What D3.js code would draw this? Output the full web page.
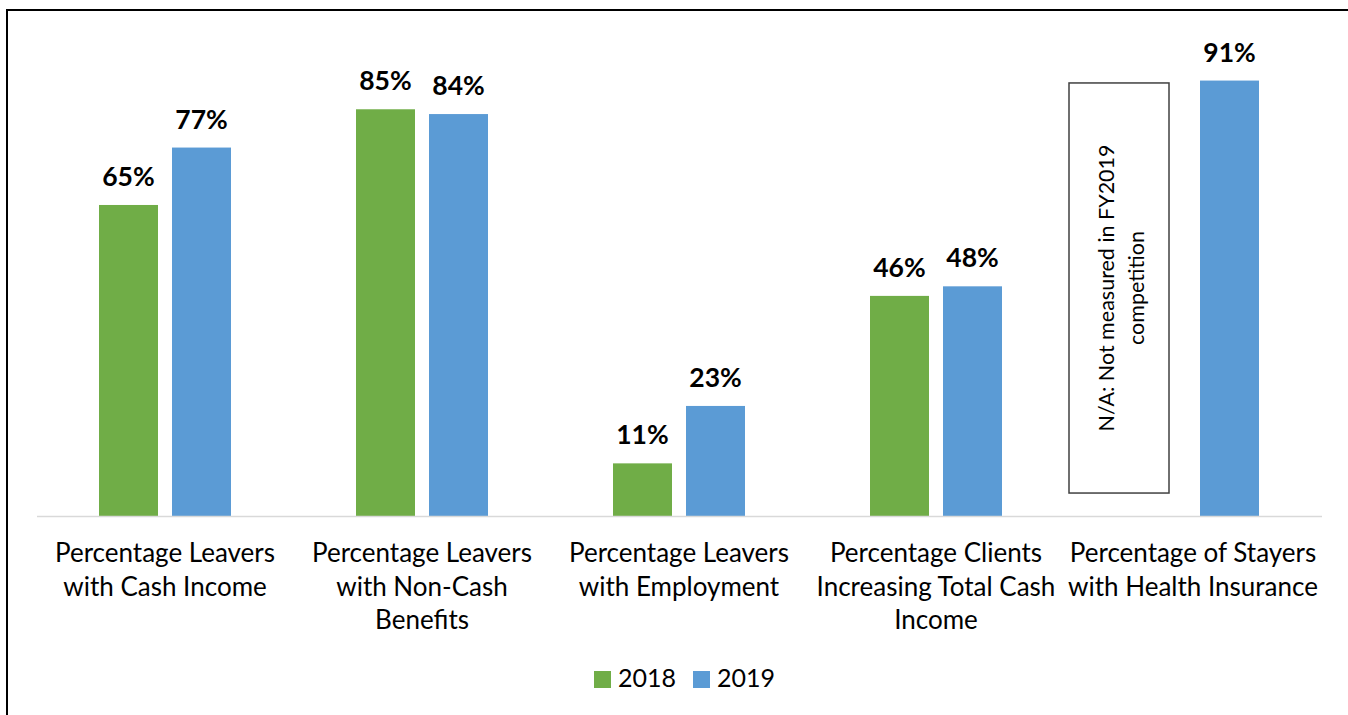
<!DOCTYPE html>
<html>
<head>
<meta charset="utf-8">
<script src="https://cdn.jsdelivr.net/npm/d3@7"></script>
<style>
  html, body { margin: 0; padding: 0; background: #fff; overflow: hidden; }
  svg { display: block; }
  text { font-family: Lato, "Open Sans", sans-serif; fill: #000; }
</style>
</head>
<body>
<svg id="chart" width="1348" height="715"></svg>
<script>
// ---- Data ----
const categories = [
  "Percentage Leavers with Cash Income",
  "Percentage Leavers with Non-Cash Benefits",
  "Percentage Leavers with Employment",
  "Percentage Clients Increasing Total Cash Income",
  "Percentage of Stayers with Health Insurance"
];
const categoryLabelLines = [
  ["Percentage Leavers", "with Cash Income"],
  ["Percentage Leavers", "with Non-Cash", "Benefits"],
  ["Percentage Leavers", "with Employment"],
  ["Percentage Clients", "Increasing Total Cash", "Income"],
  ["Percentage of Stayers", "with Health Insurance"]
];
const seriesNames = ["2018", "2019"];
const values2018 = [65, 85, 11, 46, null];
const values2019 = [77, 84, 23, 48, 91];
const naNoteLines = ["N/A: Not measured in FY2019", "competition"];

const colors = { "2018": "#70AD47", "2019": "#5B9BD5" };

// ---- Layout ----
const svg = d3.select("#chart");
const plot = { left: 36.5, right: 1321.5, top: 37.5, bottom: 516 };

// outer border
svg.append("rect")
  .attr("x", 7).attr("y", 10)
  .attr("width", 1400).attr("height", 800)
  .attr("fill", "none").attr("stroke", "#000").attr("stroke-width", 2);

const x0 = d3.scaleBand().domain(categories).range([plot.left, plot.right]).padding(0);
const groupW = 132;
const x1 = d3.scaleBand().domain(seriesNames)
  .range([x0.bandwidth() / 2 - groupW / 2, x0.bandwidth() / 2 + groupW / 2])
  .paddingInner(0.192).paddingOuter(0);
const y = d3.scaleLinear().domain([0, 100]).range([plot.bottom, plot.top]);

const rows = categories.map((c, i) => ({
  cat: c, i,
  vals: [
    { s: "2018", v: values2018[i] },
    { s: "2019", v: values2019[i] }
  ]
}));

const groups = svg.append("g").selectAll("g").data(rows).join("g")
  .attr("transform", d => `translate(${x0(d.cat)},0)`);

groups.selectAll("rect").data(d => d.vals.filter(v => v.v != null)).join("rect")
  .attr("x", d => x1(d.s))
  .attr("width", x1.bandwidth())
  .attr("y", d => y(d.v))
  .attr("height", d => y(0) - y(d.v))
  .attr("fill", d => colors[d.s]);

groups.selectAll("text.val").data(d => d.vals.filter(v => v.v != null)).join("text")
  .attr("class", "val")
  .attr("x", d => x1(d.s) + x1.bandwidth() / 2)
  .attr("y", d => y(d.v) - 19)
  .attr("text-anchor", "middle")
  .style("font-weight", "bold")
  .style("font-size", "26.5px")
  .text(d => d.v + "%");

// baseline axis
const xAxis = d3.axisBottom(x0).tickSize(0).tickFormat("");
const axG = svg.append("g").attr("transform", `translate(0,${plot.bottom})`).call(xAxis);
axG.select(".domain").attr("stroke", "#d9d9d9").attr("stroke-width", 1.5);

// category labels
const lab = svg.append("g").selectAll("text").data(rows).join("text")
  .attr("text-anchor", "middle")
  .style("font-size", "26px")
  .attr("transform", d => `translate(${x0(d.cat) + x0.bandwidth() / 2},562)`);
lab.selectAll("tspan").data(d => categoryLabelLines[d.i]).join("tspan")
  .attr("x", 0)
  .attr("y", (d, j) => j * 33.5)
  .text(d => d);

// N/A annotation box in place of 2018 bar for last category
const lastCat = categories[categories.length - 1];
const boxX = x0(lastCat) + 4.5, boxW = 100;
const boxTop = y(90.5), boxBottom = y(4.8);
svg.append("rect")
  .attr("x", boxX).attr("y", boxTop)
  .attr("width", boxW).attr("height", boxBottom - boxTop)
  .attr("fill", "#fff").attr("stroke", "#404040").attr("stroke-width", 1.5);
const naText = svg.append("text")
  .attr("text-anchor", "middle")
  .style("font-size", "21.5px")
  .attr("transform", `translate(${boxX + boxW / 2},${(boxTop + boxBottom) / 2}) rotate(-90)`);
naText.selectAll("tspan").data(naNoteLines).join("tspan")
  .attr("x", 0)
  .attr("y", (d, j) => -5 + j * 30)
  .text(d => d);

// legend
const legend = svg.append("g");
const legX = [594, 693];
seriesNames.forEach((s, i) => {
  legend.append("rect").attr("x", legX[i]).attr("y", 671).attr("width", 17).attr("height", 17).attr("fill", colors[s]);
  legend.append("text").attr("x", legX[i] + 24).attr("y", 687).style("font-size", "25px").text(s);
});
</script>
</body>
</html>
........
== Problem ==
Write the full listing out again with every line unchanged, but include no pictures.

== Answer ==
What D3.js code would draw this? Output the full web page.
<!DOCTYPE html>
<html>
<head>
<meta charset="utf-8">
<script src="https://cdn.jsdelivr.net/npm/d3@7"></script>
<style>
  html, body { margin: 0; padding: 0; background: #fff; overflow: hidden; }
  svg { display: block; }
  text { font-family: Lato, "Open Sans", sans-serif; fill: #000; }
</style>
</head>
<body>
<svg id="chart" width="1348" height="715"></svg>
<script>
// ---- Data ----
const categories = [
  "Percentage Leavers with Cash Income",
  "Percentage Leavers with Non-Cash Benefits",
  "Percentage Leavers with Employment",
  "Percentage Clients Increasing Total Cash Income",
  "Percentage of Stayers with Health Insurance"
];
const categoryLabelLines = [
  ["Percentage Leavers", "with Cash Income"],
  ["Percentage Leavers", "with Non-Cash", "Benefits"],
  ["Percentage Leavers", "with Employment"],
  ["Percentage Clients", "Increasing Total Cash", "Income"],
  ["Percentage of Stayers", "with Health Insurance"]
];
const seriesNames = ["2018", "2019"];
const values2018 = [65, 85, 11, 46, null];
const values2019 = [77, 84, 23, 48, 91];
const naNoteLines = ["N/A: Not measured in FY2019", "competition"];

const colors = { "2018": "#70AD47", "2019": "#5B9BD5" };

// ---- Layout ----
const svg = d3.select("#chart");
const plot = { left: 36.5, right: 1321.5, top: 37.5, bottom: 516 };

// outer border
svg.append("rect")
  .attr("x", 7).attr("y", 10)
  .attr("width", 1400).attr("height", 800)
  .attr("fill", "none").attr("stroke", "#000").attr("stroke-width", 2);

const x0 = d3.scaleBand().domain(categories).range([plot.left, plot.right]).padding(0);
const groupW = 132;
const x1 = d3.scaleBand().domain(seriesNames)
  .range([x0.bandwidth() / 2 - groupW / 2, x0.bandwidth() / 2 + groupW / 2])
  .paddingInner(0.192).paddingOuter(0);
const y = d3.scaleLinear().domain([0, 100]).range([plot.bottom, plot.top]);

const rows = categories.map((c, i) => ({
  cat: c, i,
  vals: [
    { s: "2018", v: values2018[i] },
    { s: "2019", v: values2019[i] }
  ]
}));

const groups = svg.append("g").selectAll("g").data(rows).join("g")
  .attr("transform", d => `translate(${x0(d.cat)},0)`);

groups.selectAll("rect").data(d => d.vals.filter(v => v.v != null)).join("rect")
  .attr("x", d => x1(d.s))
  .attr("width", x1.bandwidth())
  .attr("y", d => y(d.v))
  .attr("height", d => y(0) - y(d.v))
  .attr("fill", d => colors[d.s]);

groups.selectAll("text.val").data(d => d.vals.filter(v => v.v != null)).join("text")
  .attr("class", "val")
  .attr("x", d => x1(d.s) + x1.bandwidth() / 2)
  .attr("y", d => y(d.v) - 19)
  .attr("text-anchor", "middle")
  .style("font-weight", "bold")
  .style("font-size", "26.5px")
  .text(d => d.v + "%");

// baseline axis
const xAxis = d3.axisBottom(x0).tickSize(0).tickFormat("");
const axG = svg.append("g").attr("transform", `translate(0,${plot.bottom})`).call(xAxis);
axG.select(".domain").attr("stroke", "#d9d9d9").attr("stroke-width", 1.5);

// category labels
const lab = svg.append("g").selectAll("text").data(rows).join("text")
  .attr("text-anchor", "middle")
  .style("font-size", "26px")
  .attr("transform", d => `translate(${x0(d.cat) + x0.bandwidth() / 2},562)`);
lab.selectAll("tspan").data(d => categoryLabelLines[d.i]).join("tspan")
  .attr("x", 0)
  .attr("y", (d, j) => j * 33.5)
  .text(d => d);

// N/A annotation box in place of 2018 bar for last category
const lastCat = categories[categories.length - 1];
const boxX = x0(lastCat) + 4.5, boxW = 100;
const boxTop = y(90.5), boxBottom = y(4.8);
svg.append("rect")
  .attr("x", boxX).attr("y", boxTop)
  .attr("width", boxW).attr("height", boxBottom - boxTop)
  .attr("fill", "#fff").attr("stroke", "#404040").attr("stroke-width", 1.5);
const naText = svg.append("text")
  .attr("text-anchor", "middle")
  .style("font-size", "21.5px")
  .attr("transform", `translate(${boxX + boxW / 2},${(boxTop + boxBottom) / 2}) rotate(-90)`);
naText.selectAll("tspan").data(naNoteLines).join("tspan")
  .attr("x", 0)
  .attr("y", (d, j) => -5 + j * 30)
  .text(d => d);

// legend
const legend = svg.append("g");
const legX = [594, 693];
seriesNames.forEach((s, i) => {
  legend.append("rect").attr("x", legX[i]).attr("y", 671).attr("width", 17).attr("height", 17).attr("fill", colors[s]);
  legend.append("text").attr("x", legX[i] + 24).attr("y", 687).style("font-size", "25px").text(s);
});
</script>
</body>
</html>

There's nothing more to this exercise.